6. A digital frequency discriminator as claimed in Claim 4 or Claim 5 wherein the pulse sampler and the signal sampler are D-type flip-flops.

7. A digital frequency discriminator as claimed in any of Claims 2 to 6 wherein the integrator means comprises a series resistor and a shunt capacitor.

8. A digital frequency synthesiser comprising a digital frequency discriminator as claimed in any preceding claim.

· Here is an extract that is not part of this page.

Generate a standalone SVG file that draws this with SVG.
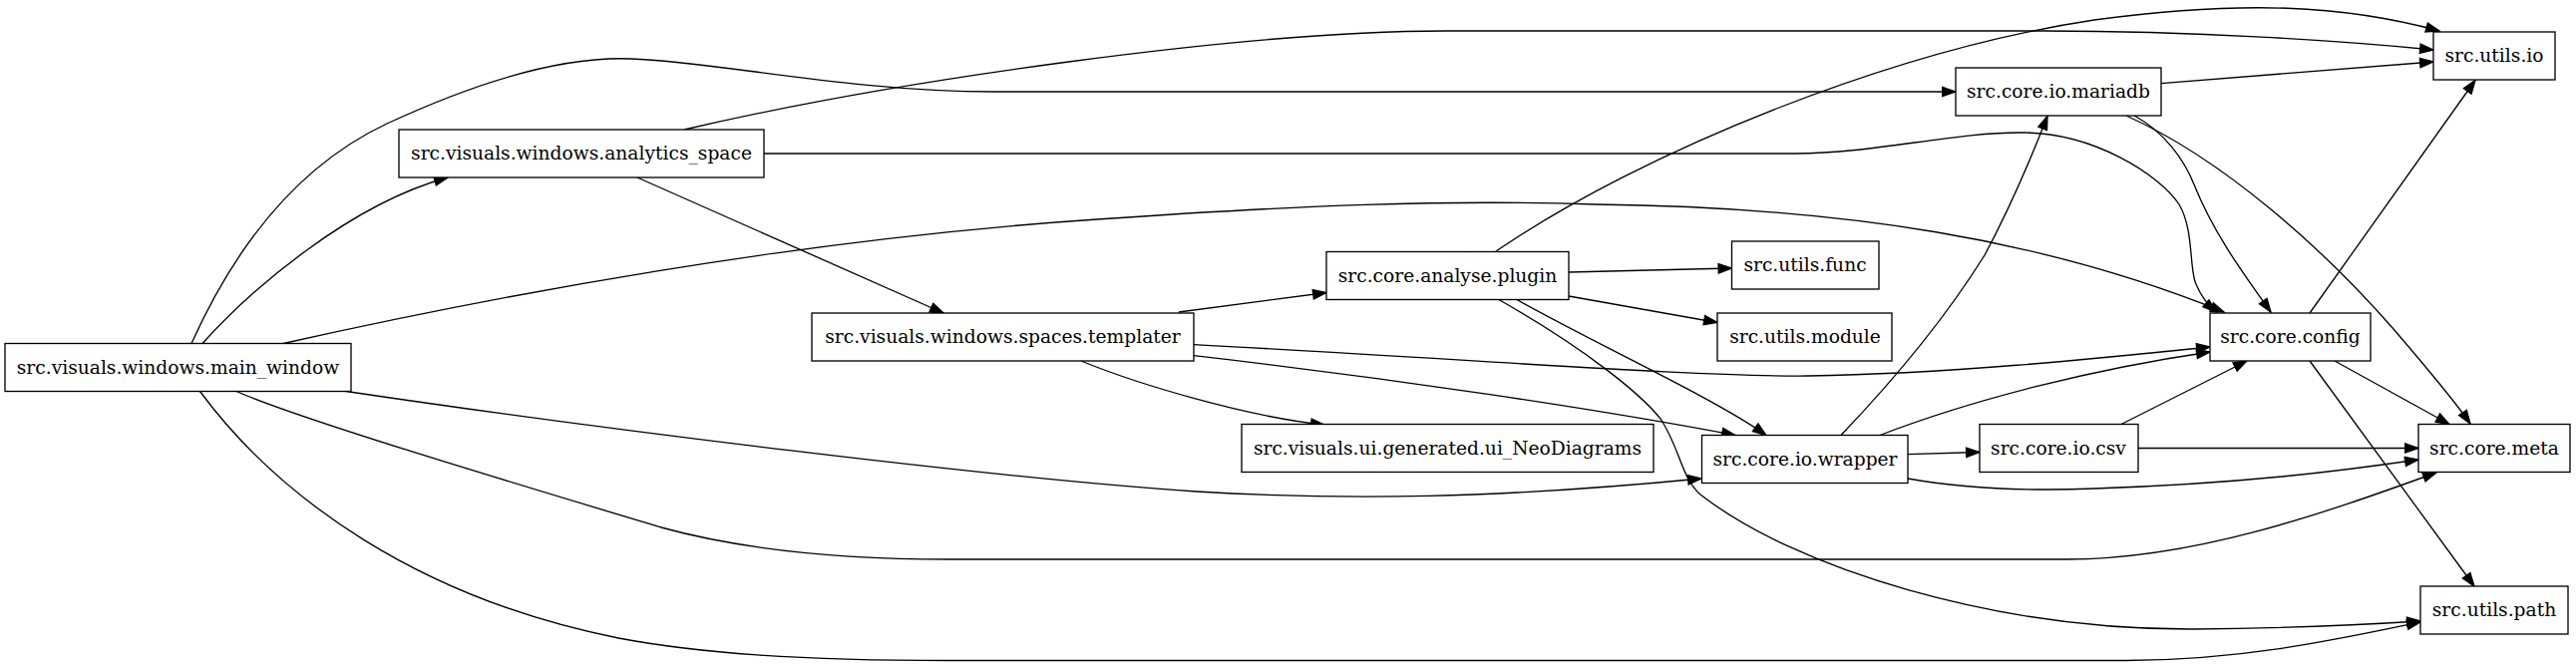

9. A digital frequency synthesiser as claimed in Claim 8 comprising a voltage controlled oscillator (VCO) providing an a.c. output signal, the VCO frequency being controlled in dependence upon the discriminator output signal of the digital frequency discriminator in the presence of a frequency difference between the pulsed reference signal and a pulsed input signal derived from the VCO via a variable divider in accordance with the setting of which the frequency of the a.c. output signal is determined, characterised in that the frequency discriminator is coupled consequent upon operation of switch means via a selected one of a plurality of sample and hold analogue stores to the (VCO) so that the discriminator output signal updates the voltage stored in the selected sample and hold store, the stored voltage being used to control the frequency of the (VCO), the switch being operated for selection purposes in accordance with the setting of the variable divider as determined by a program stored in a read only memory (ROM) so that for a given setting of the variable divider, a predetermined sample and hold analogue store is selected contemporaneously with the setting of the variable divider, the (ROM) being responsive to a clock signal derived from the variable divider for changing repeatedly in steps the setting of the variable divider and thus the frequency of the a.c.

output signal.

10. A digital frequency discriminator substantially as herein before described with reference to the accompanying drawing.